═════ Records to use
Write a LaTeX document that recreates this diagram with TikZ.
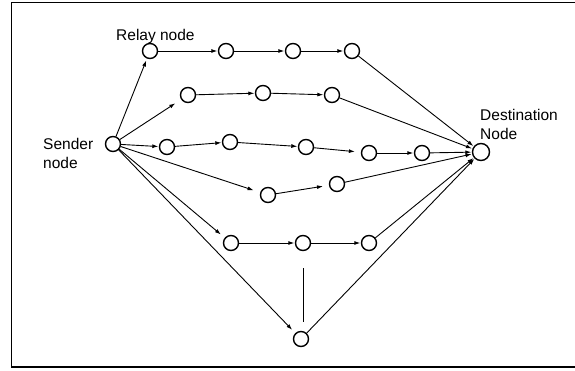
\documentclass[tikz,border=0pt]{standalone}
\usepackage{fontspec}
\setmainfont{Liberation Sans}
\usetikzlibrary{arrows.meta}
\begin{document}
\begin{tikzpicture}[x=1pt,y=-1pt,
  relay/.style={circle,draw,line width=1.4pt,fill=white,minimum size=15pt,inner sep=0pt},
  dest/.style={circle,draw,line width=1.4pt,fill=white,minimum size=17pt,inner sep=0pt},
  link/.style={line width=0.9pt,-{Latex[length=6pt,width=4pt]},shorten >=0.5pt},
  plain/.style={line width=0.9pt},
  lbl/.style={font=\fontsize{15.5}{19.5}\selectfont,inner sep=0pt,align=left}]
\clip (0,0) rectangle (575,371);
\useasboundingbox (0,0) rectangle (575,371);
% frame, open towards the right
\draw[line width=1.2pt] (600,2.5) -- (11.5,2.5) -- (11.5,367) -- (600,367);

% nodes
\node[relay] (s)   at (113,144) {};
\node[dest]  (d)   at (481,152) {};
\node[relay] (a1)  at (150,51) {};
\node[relay] (a2)  at (226,51) {};
\node[relay] (a3)  at (293,51) {};
\node[relay] (a4)  at (352,51) {};
\node[relay] (b1)  at (188,95) {};
\node[relay] (b2)  at (263,93) {};
\node[relay] (b3)  at (332,95) {};
\node[relay] (c1)  at (167,147) {};
\node[relay] (c2)  at (230,142) {};
\node[relay] (c3)  at (306,147) {};
\node[relay] (c4)  at (369,153) {};
\node[relay] (c5)  at (422,153) {};
\node[relay] (e1)  at (268,195) {};
\node[relay] (e2)  at (337,184) {};
\node[relay] (f1)  at (231,243) {};
\node[relay] (f2)  at (303,243) {};
\node[relay] (f3)  at (369,243) {};
\node[relay] (g)   at (301,339) {};

% labels
\node[lbl,anchor=base west] (relaylbl) at (116,40.5) {Relay node};
\node[lbl,anchor=north west] (senderlbl) at (43,138) {Sender\\node};
\node[lbl,anchor=north west] (destlbl) at (480,109) {Destination\\Node};

% path 1
\draw[link,shorten >=2pt] (s) -- (a1);
\draw[link] (a1) -- (a2);
\draw[link] (a2) -- (a3);
\draw[link] (a3) -- (a4);
\draw[link] (a4) -- (d);
% path 2
\draw[link,shorten >=7pt] (s) -- (b1);
\draw[link] (b1) -- (b2);
\draw[link] (b2) -- (b3);
\draw[link] (b3) -- (d);
% path 3
\draw[link] (s) -- (c1);
\draw[link] (c1) -- (c2);
\draw[link] (c2) -- (c3);
\draw[link,shorten >=6pt] (c3) -- (c4);
\draw[link] (c4) -- (c5);
\draw[link] (c5) -- (d);
% path 4
\draw[link,shorten >=7pt] (s) -- (e1);
\draw[link,shorten >=6pt] (e1) -- (e2);
\draw[link] (e2) -- (d);
% path 5
\draw[link,shorten >=5pt] (s) -- (f1);
\draw[link] (f1) -- (f2);
\draw[link] (f2) -- (f3);
\draw[link] (f3) -- (d);
% path 6
\draw[link,shorten >=4.5pt] (s) -- (g);
\draw[link] (g) -- (d);
\draw[plain,shorten <=17pt,shorten >=17pt] (f2) -- (f2 |- g);
\end{tikzpicture}
\end{document}
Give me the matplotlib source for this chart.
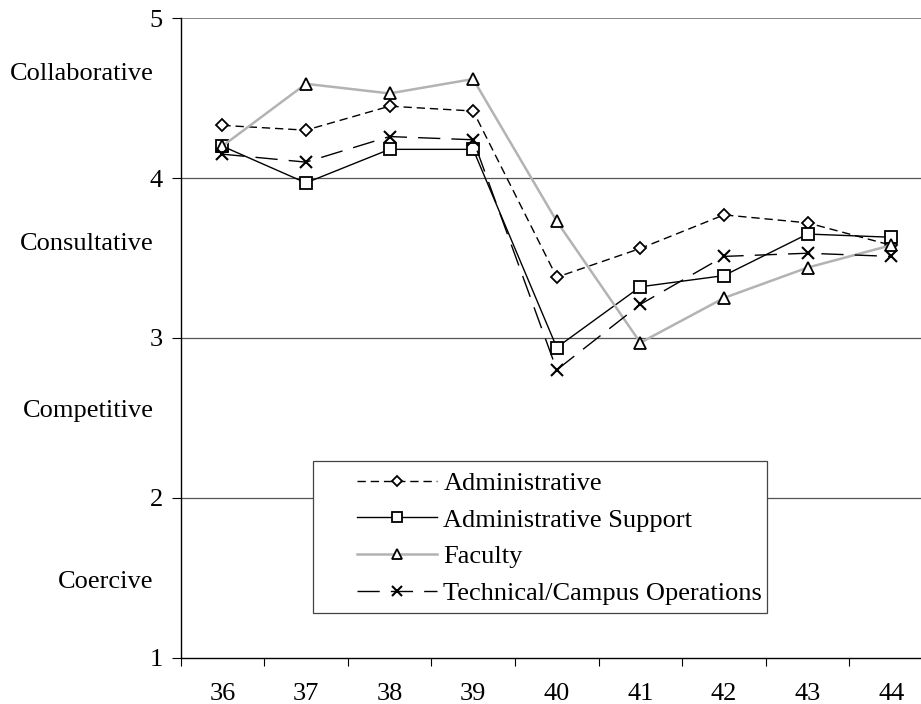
import numpy as np
import matplotlib.pyplot as plt
from matplotlib.patches import Rectangle
from matplotlib.ticker import FixedLocator, NullFormatter

plt.rcParams['font.family'] = ['Liberation Serif', 'DejaVu Serif']

ages = ['36', '37', '38', '39', '40', '41', '42', '43', '44']
administrative = [4.33, 4.30, 4.45, 4.42, 3.38, 3.56, 3.77, 3.72, 3.58]
admin_support = [4.20, 3.97, 4.18, 4.18, 2.94, 3.32, 3.39, 3.65, 3.63]
faculty = [4.20, 4.59, 4.53, 4.62, 3.73, 2.97, 3.25, 3.44, 3.58]
technical = [4.15, 4.10, 4.26, 4.24, 2.80, 3.21, 3.51, 3.53, 3.51]

styles = ['Collaborative', 'Consultative', 'Competitive', 'Coercive']
style_pos = [4.654, 3.589, 2.545, 1.473]

fs = 19
fig = plt.figure(figsize=(9.21, 7.04), dpi=100)
ax = fig.add_axes([0.196, 0.066, 0.817, 0.908])

x = np.arange(len(ages))

ax.plot(x, administrative, color='black', lw=1.0, dashes=(6, 3.5),
        marker='D', ms=6.5, mfc='white', mec='black', mew=1.3,
        label='Administrative', zorder=3)
ax.plot(x, admin_support, color='black', lw=1.0, ls='-',
        marker='s', ms=9, mfc='white', mec='black', mew=1.3,
        label='Administrative Support', zorder=3)
ax.plot(x, faculty, color='#b3b3b3', lw=1.8, ls='-',
        marker='^', ms=8.6, mfc='white', mec='black', mew=1.3,
        label='Faculty', zorder=3)
ax.plot(x, technical, color='black', lw=1.0, dashes=(16, 8),
        marker='x', ms=8.6, mec='black', mew=1.5,
        label='Technical/Campus Operations', zorder=4)

ax.set_xlim(-0.5, len(ages) - 0.5)
ax.set_ylim(1, 5)

# category labels in the middle, ticks on the boundaries
ax.set_xticks(x)
ax.set_xticklabels(ages, fontsize=fs)
ax.tick_params(axis='x', which='major', length=0, pad=18)
ax.xaxis.set_minor_locator(FixedLocator(np.arange(-0.5, len(ages), 1)))
ax.xaxis.set_minor_formatter(NullFormatter())
ax.tick_params(axis='x', which='minor', length=5.5, width=0.8, direction='out')

ax.set_yticks([1, 2, 3, 4, 5])
ax.set_yticklabels(['1', '2', '3', '4', '5'], fontsize=fs)
ax.tick_params(axis='y', length=6.8, width=0.8, direction='out', pad=6)

for v in [2, 3, 4]:
    ax.axhline(v, color='#555555', lw=0.9, zorder=1)
ax.axhline(5, color='#888888', lw=1.4, zorder=1)

for sp in ['top', 'right']:
    ax.spines[sp].set_visible(False)
ax.spines['left'].set_linewidth(1.0)
ax.spines['bottom'].set_linewidth(1.0)

for name, yv in zip(styles, style_pos):
    ax.annotate(name, xy=(0, yv), xycoords=('axes fraction', 'data'),
                xytext=(-19.5, 0), textcoords='offset points',
                ha='right', va='center', fontsize=fs)

leg = ax.legend(loc='upper left', bbox_to_anchor=(0.3873, 0.3303),
                bbox_transform=fig.transFigure, borderaxespad=0,
                fontsize=fs, handlelength=3.03, handletextpad=0.25,
                labelspacing=0.5, borderpad=0, markerscale=0.8,
                frameon=False)
leg.set_zorder(6)

# legend box drawn separately so the inner left margin matches
W, H = 921.0, 704.0
box = Rectangle((312.7 / W, 1 - 612.7 / H), (767.3 - 312.7) / W, (612.7 - 461) / H,
                transform=fig.transFigure, facecolor='white', edgecolor='#444444',
                lw=0.9, zorder=5)
ax.add_artist(box)
box.set_clip_on(False)

fig.savefig('out.png', dpi=100)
══════════
**What to work on:**
Search the data for the word "matplotlib" and copy each line where it appears.

**Solved problem:**
Give me the matplotlib source for this chart.
import matplotlib.pyplot as plt
from matplotlib.patches import Rectangle
from matplotlib.ticker import FixedLocator, NullFormatter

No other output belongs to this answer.